■ **Material to process**:
******

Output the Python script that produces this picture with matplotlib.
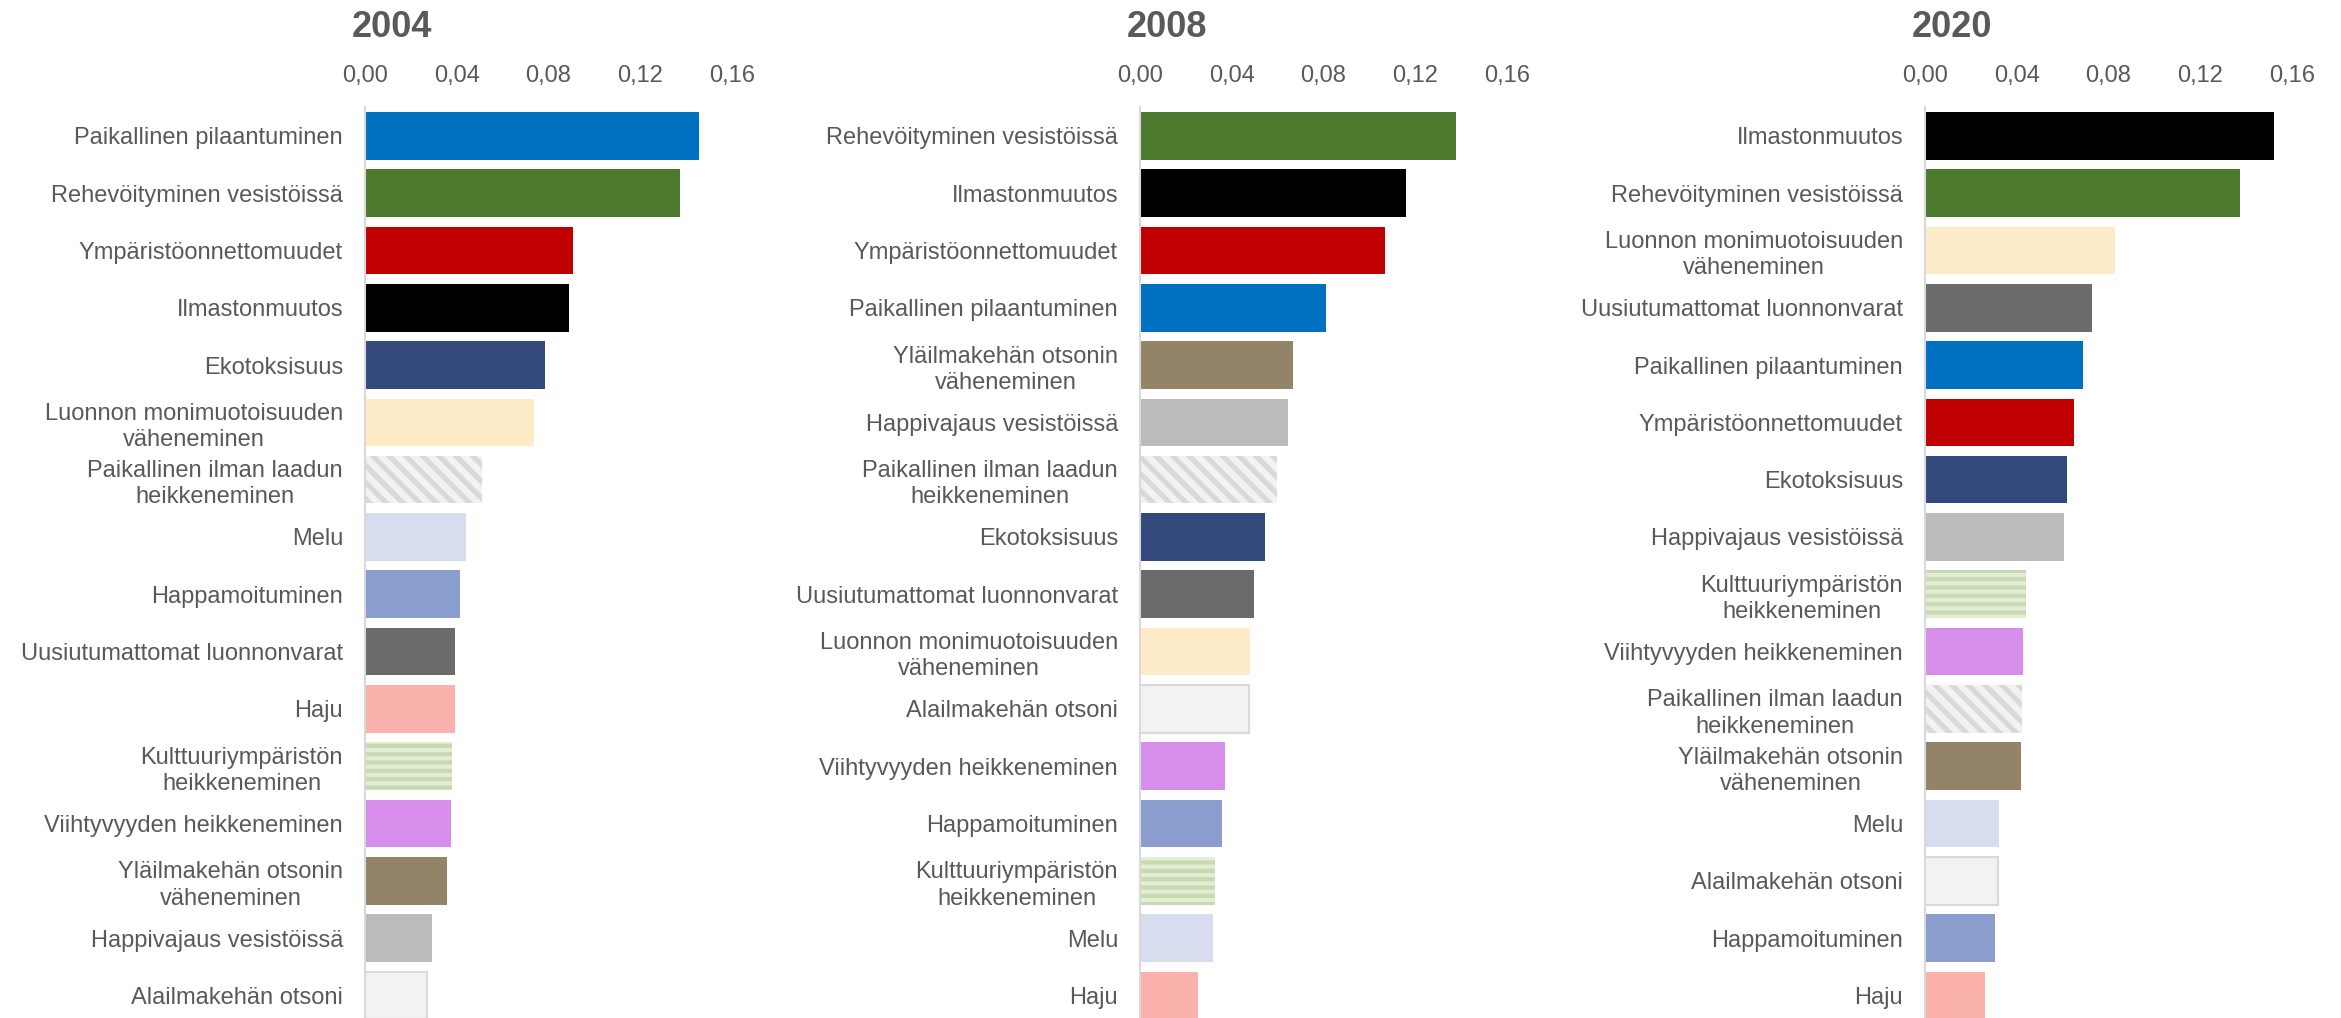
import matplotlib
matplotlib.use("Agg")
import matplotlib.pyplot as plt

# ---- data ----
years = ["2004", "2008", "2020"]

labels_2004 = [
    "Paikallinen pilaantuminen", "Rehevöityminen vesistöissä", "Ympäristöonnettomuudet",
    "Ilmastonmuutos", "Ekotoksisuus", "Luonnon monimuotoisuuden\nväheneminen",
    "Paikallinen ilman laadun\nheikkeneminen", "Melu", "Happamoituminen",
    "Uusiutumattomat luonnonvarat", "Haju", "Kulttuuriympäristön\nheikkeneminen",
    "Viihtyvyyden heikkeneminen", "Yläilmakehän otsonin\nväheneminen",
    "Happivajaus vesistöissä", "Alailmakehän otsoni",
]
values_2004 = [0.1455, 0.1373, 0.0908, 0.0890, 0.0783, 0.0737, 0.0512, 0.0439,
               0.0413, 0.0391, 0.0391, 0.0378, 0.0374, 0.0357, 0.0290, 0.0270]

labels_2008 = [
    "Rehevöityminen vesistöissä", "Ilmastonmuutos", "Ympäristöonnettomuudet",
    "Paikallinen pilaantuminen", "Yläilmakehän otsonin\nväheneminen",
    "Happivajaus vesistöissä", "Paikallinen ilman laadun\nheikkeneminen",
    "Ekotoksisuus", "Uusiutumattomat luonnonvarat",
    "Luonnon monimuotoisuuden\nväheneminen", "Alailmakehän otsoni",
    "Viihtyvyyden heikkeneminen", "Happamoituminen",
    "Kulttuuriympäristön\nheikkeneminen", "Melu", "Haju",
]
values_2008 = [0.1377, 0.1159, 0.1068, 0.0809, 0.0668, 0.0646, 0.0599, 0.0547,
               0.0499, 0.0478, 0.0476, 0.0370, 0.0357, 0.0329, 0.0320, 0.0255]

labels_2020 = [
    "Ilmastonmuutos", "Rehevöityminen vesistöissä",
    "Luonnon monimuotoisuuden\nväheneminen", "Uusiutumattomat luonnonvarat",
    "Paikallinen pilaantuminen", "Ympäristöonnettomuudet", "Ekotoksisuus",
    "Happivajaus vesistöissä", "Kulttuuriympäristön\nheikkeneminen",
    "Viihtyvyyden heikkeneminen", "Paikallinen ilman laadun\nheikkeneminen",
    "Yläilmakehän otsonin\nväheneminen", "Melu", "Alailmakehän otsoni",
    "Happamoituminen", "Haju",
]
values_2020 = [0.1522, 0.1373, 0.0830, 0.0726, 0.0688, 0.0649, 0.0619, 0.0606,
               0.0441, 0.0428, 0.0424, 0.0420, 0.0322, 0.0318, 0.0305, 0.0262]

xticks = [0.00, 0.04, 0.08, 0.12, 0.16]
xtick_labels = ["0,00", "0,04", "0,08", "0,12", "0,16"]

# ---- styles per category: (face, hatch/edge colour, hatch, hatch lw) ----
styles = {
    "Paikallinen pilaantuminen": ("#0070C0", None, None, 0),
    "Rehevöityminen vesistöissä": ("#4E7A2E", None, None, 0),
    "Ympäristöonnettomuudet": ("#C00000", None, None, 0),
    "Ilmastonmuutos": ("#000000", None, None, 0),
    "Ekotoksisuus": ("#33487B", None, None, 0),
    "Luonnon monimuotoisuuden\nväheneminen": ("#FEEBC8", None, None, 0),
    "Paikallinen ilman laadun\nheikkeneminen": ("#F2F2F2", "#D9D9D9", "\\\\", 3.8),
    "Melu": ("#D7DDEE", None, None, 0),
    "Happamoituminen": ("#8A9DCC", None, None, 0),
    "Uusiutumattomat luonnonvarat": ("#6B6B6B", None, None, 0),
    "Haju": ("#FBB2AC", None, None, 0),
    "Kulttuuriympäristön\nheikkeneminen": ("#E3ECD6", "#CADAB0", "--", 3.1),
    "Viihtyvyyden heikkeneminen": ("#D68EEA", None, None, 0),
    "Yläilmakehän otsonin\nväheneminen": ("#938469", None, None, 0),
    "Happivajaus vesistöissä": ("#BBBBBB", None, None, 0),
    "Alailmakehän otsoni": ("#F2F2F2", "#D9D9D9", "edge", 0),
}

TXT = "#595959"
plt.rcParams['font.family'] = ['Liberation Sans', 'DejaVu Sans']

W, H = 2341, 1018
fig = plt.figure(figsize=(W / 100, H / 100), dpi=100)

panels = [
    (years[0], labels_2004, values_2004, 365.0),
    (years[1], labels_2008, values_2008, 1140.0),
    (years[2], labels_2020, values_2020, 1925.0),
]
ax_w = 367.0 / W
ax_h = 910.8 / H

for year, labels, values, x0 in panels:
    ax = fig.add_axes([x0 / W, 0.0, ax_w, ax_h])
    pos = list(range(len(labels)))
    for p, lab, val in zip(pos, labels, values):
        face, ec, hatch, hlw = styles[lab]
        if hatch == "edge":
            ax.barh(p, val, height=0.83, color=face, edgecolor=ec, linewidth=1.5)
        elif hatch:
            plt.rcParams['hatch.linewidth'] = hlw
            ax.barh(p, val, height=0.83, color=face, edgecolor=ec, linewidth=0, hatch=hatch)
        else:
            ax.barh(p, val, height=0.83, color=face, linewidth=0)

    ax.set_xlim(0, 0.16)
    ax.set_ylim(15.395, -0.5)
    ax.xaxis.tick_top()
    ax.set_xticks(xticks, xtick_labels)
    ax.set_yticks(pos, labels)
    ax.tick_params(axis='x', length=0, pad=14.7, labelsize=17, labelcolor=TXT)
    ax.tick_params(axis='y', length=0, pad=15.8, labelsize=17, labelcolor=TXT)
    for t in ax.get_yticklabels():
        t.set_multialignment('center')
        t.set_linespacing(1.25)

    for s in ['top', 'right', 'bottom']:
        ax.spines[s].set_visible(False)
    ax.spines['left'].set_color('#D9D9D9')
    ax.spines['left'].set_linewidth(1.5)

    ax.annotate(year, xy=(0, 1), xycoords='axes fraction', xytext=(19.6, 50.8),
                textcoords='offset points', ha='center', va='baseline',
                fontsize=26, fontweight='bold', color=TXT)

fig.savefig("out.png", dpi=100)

******

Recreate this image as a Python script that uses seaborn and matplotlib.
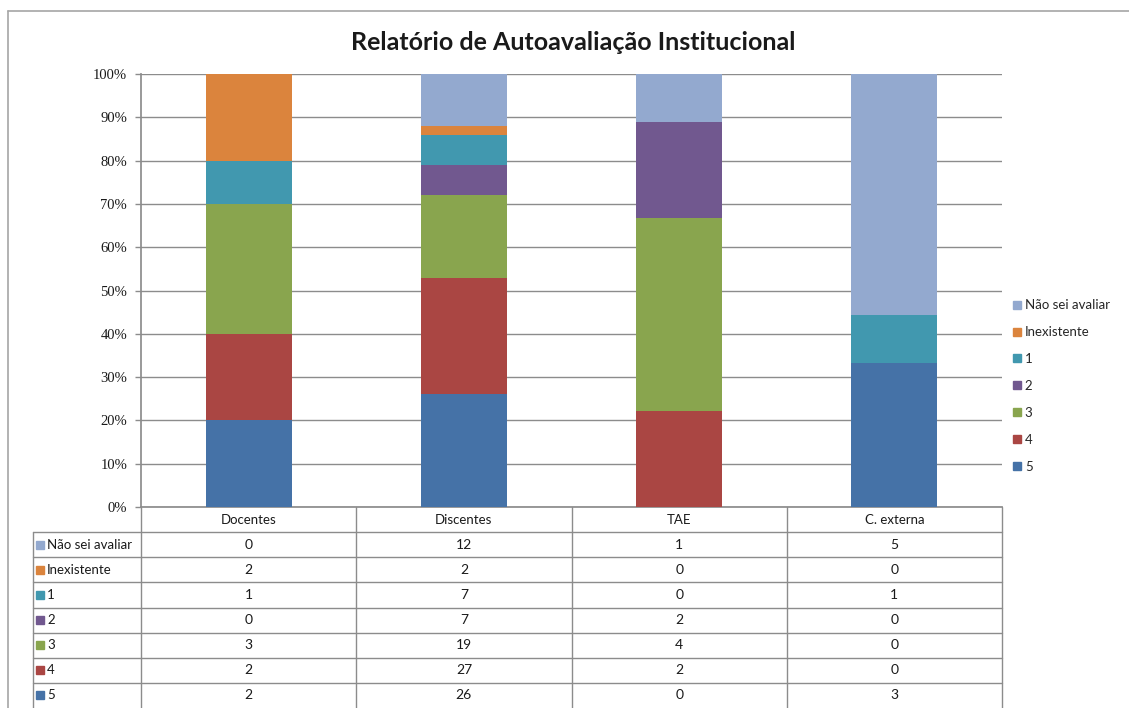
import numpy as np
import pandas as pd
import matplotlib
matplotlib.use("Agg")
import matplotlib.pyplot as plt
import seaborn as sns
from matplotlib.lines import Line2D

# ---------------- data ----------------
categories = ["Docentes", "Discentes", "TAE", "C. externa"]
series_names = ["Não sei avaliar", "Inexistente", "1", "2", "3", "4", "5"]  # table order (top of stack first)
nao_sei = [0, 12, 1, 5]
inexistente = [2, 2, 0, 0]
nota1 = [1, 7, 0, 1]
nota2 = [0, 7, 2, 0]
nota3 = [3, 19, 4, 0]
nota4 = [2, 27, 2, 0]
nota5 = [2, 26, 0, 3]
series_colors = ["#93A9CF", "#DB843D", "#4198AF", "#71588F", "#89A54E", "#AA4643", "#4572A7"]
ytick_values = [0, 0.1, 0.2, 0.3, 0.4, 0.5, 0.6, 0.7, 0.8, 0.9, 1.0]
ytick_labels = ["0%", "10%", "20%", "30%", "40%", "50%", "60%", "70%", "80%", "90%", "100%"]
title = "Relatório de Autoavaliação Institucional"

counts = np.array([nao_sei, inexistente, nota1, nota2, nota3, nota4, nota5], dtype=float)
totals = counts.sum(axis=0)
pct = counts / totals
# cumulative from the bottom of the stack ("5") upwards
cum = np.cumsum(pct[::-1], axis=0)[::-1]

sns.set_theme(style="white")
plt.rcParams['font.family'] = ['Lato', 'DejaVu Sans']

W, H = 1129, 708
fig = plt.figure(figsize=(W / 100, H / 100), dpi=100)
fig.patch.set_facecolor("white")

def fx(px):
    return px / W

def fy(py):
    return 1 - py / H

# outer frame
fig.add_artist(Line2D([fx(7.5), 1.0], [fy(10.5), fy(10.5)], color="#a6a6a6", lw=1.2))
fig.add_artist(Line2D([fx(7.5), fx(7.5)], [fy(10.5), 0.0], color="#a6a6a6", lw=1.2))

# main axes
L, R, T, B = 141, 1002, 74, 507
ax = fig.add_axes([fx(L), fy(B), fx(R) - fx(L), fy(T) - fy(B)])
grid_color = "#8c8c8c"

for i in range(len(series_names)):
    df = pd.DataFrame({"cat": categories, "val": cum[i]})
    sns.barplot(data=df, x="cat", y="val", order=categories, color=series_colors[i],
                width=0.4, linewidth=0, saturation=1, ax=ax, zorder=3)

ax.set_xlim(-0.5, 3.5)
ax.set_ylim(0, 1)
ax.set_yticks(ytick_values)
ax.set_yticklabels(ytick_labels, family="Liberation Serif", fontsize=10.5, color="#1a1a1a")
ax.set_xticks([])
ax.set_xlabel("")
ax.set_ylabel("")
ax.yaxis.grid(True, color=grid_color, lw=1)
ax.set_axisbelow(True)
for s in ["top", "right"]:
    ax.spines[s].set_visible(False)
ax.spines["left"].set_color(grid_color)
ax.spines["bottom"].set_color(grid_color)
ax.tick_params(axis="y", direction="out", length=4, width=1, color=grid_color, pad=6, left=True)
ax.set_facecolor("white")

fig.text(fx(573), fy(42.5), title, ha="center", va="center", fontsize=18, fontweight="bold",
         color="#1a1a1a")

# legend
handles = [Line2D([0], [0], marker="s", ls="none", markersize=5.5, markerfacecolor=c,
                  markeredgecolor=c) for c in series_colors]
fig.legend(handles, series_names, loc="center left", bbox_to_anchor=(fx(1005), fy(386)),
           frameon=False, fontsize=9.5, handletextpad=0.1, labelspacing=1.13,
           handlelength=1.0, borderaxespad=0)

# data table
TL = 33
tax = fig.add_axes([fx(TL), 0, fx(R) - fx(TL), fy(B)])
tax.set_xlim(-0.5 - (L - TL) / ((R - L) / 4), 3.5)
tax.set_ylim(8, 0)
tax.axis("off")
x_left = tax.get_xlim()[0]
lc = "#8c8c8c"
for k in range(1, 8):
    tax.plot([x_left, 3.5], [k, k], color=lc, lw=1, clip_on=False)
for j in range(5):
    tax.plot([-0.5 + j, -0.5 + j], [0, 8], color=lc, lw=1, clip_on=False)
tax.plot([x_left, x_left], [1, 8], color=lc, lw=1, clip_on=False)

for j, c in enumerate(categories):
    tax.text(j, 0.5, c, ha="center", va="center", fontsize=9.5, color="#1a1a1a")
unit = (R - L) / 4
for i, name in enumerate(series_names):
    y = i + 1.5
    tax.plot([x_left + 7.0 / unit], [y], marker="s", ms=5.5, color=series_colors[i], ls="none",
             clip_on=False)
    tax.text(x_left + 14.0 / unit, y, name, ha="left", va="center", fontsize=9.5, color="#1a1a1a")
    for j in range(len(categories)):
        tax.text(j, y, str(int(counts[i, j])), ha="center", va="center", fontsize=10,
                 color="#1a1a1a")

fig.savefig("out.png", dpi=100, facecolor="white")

******

■ **Exercise requirements**: Copy out only the lines from the one containing "Recreate this image" through the one containing "from matplotlib.lines import Line2D", exactly, with both ends. Any picture is left out.

■ **Exercise answer**:
Recreate this image as a Python script that uses seaborn and matplotlib.
import numpy as np
import pandas as pd
import matplotlib
matplotlib.use("Agg")
import matplotlib.pyplot as plt
import seaborn as sns
from matplotlib.lines import Line2D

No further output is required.